---------- RECORDED INFORMATION
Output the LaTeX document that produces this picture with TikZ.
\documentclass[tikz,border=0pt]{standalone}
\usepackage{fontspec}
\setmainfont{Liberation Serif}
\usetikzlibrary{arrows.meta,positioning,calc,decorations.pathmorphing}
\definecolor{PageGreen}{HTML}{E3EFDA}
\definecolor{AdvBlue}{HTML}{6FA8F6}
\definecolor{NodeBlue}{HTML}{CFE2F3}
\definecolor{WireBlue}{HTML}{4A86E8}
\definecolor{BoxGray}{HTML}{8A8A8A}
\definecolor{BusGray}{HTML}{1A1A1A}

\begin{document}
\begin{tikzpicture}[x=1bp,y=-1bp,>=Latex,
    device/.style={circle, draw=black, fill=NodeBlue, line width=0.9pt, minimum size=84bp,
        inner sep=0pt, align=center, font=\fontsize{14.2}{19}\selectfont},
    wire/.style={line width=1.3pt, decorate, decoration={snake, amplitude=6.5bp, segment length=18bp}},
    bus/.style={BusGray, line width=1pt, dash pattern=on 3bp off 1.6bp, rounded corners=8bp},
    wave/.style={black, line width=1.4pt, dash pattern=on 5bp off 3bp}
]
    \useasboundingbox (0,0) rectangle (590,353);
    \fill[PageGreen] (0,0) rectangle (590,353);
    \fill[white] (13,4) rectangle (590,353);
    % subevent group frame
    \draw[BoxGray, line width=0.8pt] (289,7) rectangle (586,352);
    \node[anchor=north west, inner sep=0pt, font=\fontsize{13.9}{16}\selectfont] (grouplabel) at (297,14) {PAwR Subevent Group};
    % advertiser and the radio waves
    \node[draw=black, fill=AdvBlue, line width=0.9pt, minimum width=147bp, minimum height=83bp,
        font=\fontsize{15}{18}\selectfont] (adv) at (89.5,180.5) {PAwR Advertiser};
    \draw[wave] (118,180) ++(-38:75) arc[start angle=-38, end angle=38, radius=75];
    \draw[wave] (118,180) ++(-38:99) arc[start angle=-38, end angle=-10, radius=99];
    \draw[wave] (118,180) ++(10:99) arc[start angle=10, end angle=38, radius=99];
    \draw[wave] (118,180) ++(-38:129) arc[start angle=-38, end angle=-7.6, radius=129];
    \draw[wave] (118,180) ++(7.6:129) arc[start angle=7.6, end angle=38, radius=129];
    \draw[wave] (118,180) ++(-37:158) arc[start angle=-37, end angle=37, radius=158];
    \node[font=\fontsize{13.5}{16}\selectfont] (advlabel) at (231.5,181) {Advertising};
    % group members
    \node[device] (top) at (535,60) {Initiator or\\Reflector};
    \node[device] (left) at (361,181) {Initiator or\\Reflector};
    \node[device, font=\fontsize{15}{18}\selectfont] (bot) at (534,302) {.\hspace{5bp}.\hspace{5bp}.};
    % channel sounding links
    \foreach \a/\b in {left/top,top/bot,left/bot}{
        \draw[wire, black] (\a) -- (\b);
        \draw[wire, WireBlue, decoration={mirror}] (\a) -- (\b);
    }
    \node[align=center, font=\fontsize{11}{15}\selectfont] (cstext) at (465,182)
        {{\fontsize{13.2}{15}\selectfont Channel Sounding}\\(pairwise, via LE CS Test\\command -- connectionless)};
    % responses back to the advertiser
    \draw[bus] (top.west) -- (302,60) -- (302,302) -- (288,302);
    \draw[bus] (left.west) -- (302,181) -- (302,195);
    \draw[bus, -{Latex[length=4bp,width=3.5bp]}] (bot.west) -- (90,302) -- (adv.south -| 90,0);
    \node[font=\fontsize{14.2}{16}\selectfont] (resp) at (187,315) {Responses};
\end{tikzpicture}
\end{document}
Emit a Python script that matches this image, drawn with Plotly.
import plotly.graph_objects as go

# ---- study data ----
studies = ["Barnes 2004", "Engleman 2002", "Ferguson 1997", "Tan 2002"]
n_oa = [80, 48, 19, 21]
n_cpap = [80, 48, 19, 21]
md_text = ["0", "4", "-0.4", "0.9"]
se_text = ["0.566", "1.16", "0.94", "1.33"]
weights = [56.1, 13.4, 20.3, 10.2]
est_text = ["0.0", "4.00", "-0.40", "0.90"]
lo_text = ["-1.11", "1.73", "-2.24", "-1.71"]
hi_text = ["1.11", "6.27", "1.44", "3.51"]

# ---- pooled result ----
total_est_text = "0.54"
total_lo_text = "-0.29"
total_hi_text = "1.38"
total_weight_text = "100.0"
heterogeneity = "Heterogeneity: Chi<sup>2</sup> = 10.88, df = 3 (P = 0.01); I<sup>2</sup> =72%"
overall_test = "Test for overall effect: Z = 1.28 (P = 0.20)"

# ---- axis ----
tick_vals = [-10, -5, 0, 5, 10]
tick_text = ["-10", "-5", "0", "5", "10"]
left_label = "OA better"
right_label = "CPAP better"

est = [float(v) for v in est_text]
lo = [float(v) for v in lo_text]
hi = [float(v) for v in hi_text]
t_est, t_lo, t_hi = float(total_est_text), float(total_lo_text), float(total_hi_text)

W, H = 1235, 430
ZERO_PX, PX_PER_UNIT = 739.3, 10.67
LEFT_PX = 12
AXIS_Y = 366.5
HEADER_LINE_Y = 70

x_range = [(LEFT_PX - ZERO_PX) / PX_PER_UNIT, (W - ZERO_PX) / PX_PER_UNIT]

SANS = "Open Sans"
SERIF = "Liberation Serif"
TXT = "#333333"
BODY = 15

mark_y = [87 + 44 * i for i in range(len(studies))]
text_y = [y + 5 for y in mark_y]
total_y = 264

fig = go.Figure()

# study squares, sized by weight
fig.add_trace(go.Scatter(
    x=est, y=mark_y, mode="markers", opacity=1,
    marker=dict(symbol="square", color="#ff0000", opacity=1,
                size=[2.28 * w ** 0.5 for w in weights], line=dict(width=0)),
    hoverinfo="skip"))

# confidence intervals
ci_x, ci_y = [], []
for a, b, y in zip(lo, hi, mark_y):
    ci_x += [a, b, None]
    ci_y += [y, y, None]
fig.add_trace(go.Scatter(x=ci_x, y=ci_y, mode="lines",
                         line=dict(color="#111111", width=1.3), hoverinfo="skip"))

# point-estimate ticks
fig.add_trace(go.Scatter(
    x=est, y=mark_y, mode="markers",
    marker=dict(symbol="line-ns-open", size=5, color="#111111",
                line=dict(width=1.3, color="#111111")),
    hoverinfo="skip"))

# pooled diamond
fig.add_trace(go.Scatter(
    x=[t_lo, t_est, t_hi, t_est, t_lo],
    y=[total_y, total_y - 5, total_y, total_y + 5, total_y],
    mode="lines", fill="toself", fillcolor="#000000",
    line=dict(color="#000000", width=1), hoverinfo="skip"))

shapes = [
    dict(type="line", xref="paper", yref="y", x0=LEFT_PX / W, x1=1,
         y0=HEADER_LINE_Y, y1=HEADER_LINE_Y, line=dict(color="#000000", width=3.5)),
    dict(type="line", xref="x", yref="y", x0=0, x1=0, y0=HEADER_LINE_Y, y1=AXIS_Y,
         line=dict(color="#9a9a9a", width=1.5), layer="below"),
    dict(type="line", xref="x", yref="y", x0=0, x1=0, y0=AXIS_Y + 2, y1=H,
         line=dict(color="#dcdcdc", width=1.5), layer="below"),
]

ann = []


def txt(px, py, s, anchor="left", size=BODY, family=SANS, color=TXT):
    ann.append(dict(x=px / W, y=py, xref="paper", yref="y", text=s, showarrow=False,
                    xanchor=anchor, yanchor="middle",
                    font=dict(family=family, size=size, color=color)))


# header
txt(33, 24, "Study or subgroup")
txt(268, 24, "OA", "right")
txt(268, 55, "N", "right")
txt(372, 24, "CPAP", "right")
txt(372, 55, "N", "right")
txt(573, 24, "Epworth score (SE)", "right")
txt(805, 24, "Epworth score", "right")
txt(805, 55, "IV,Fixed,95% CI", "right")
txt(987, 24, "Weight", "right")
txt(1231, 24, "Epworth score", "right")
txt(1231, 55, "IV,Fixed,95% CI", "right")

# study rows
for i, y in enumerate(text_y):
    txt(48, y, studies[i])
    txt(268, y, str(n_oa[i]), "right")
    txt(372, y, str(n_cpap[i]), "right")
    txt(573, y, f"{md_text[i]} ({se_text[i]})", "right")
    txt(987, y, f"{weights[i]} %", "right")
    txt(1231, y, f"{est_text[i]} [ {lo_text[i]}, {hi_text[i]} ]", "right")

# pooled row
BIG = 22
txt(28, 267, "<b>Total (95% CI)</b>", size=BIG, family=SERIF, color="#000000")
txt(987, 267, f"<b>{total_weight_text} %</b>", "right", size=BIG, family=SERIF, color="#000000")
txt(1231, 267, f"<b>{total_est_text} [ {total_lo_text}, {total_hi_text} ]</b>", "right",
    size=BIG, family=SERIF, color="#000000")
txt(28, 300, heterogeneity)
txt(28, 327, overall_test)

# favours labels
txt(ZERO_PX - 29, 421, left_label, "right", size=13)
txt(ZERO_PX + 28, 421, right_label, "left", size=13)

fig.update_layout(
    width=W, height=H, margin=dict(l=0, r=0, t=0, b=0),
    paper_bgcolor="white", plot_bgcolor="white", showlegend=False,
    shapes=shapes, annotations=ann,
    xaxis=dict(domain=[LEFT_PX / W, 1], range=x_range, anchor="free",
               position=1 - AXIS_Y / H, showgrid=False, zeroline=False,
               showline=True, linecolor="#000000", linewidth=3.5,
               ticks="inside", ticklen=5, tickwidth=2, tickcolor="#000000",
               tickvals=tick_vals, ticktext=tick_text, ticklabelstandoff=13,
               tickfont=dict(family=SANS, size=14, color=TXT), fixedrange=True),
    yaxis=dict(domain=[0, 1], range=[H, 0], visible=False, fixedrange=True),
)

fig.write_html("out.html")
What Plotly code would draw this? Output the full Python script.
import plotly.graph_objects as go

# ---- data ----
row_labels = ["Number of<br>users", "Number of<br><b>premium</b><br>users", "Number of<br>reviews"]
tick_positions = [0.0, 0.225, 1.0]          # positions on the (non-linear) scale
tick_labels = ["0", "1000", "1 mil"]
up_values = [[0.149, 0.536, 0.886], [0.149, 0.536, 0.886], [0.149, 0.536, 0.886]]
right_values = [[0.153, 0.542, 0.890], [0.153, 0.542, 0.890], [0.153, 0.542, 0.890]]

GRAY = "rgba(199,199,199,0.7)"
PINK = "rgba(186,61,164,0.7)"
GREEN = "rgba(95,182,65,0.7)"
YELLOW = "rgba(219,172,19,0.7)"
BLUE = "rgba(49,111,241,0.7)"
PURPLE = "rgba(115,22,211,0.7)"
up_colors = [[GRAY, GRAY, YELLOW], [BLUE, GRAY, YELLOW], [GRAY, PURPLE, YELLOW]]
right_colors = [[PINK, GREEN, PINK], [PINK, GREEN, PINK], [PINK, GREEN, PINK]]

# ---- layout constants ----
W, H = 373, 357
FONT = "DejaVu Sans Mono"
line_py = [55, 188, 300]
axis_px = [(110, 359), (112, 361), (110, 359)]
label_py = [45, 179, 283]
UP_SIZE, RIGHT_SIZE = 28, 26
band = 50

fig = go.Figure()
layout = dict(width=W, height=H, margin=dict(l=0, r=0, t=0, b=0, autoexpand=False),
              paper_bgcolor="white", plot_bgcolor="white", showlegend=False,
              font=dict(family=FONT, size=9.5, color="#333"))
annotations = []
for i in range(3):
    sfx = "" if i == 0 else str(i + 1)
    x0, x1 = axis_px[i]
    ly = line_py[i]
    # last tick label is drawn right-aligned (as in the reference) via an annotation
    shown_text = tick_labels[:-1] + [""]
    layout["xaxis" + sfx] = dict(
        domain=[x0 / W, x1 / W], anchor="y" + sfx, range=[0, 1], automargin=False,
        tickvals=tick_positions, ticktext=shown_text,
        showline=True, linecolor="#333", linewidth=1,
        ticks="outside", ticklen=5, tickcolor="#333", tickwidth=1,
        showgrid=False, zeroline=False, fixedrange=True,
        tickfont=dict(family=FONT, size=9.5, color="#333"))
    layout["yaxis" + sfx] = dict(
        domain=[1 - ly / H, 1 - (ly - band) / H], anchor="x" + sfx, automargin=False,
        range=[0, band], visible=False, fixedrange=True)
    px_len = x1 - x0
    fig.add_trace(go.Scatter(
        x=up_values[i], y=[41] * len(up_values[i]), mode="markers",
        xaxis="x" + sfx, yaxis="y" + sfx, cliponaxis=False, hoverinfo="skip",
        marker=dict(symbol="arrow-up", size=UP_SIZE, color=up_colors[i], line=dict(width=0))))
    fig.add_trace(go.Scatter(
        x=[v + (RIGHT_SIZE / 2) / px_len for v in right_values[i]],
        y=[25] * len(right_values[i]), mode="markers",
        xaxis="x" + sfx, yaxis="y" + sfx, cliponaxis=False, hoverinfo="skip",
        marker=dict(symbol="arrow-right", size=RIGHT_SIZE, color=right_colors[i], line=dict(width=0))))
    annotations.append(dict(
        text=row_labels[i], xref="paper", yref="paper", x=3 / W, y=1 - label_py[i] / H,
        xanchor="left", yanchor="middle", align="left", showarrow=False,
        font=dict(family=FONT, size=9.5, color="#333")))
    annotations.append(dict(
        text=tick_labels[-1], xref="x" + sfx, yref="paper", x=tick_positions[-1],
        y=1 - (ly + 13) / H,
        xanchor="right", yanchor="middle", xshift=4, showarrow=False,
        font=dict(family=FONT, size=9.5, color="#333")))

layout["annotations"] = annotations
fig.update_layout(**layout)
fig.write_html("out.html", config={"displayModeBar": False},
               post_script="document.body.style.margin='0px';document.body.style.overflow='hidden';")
--------------------
INSTRUCTIONS FOR THE TASK:
From the records above, extract exactly and only the lines that begin at the line with "Emit a Python" and stop after the line with "overall effect: Z".

SOLUTION TO THE PROBLEM:
Emit a Python script that matches this image, drawn with Plotly.
import plotly.graph_objects as go

# ---- study data ----
studies = ["Barnes 2004", "Engleman 2002", "Ferguson 1997", "Tan 2002"]
n_oa = [80, 48, 19, 21]
n_cpap = [80, 48, 19, 21]
md_text = ["0", "4", "-0.4", "0.9"]
se_text = ["0.566", "1.16", "0.94", "1.33"]
weights = [56.1, 13.4, 20.3, 10.2]
est_text = ["0.0", "4.00", "-0.40", "0.90"]
lo_text = ["-1.11", "1.73", "-2.24", "-1.71"]
hi_text = ["1.11", "6.27", "1.44", "3.51"]

# ---- pooled result ----
total_est_text = "0.54"
total_lo_text = "-0.29"
total_hi_text = "1.38"
total_weight_text = "100.0"
heterogeneity = "Heterogeneity: Chi<sup>2</sup> = 10.88, df = 3 (P = 0.01); I<sup>2</sup> =72%"
overall_test = "Test for overall effect: Z = 1.28 (P = 0.20)"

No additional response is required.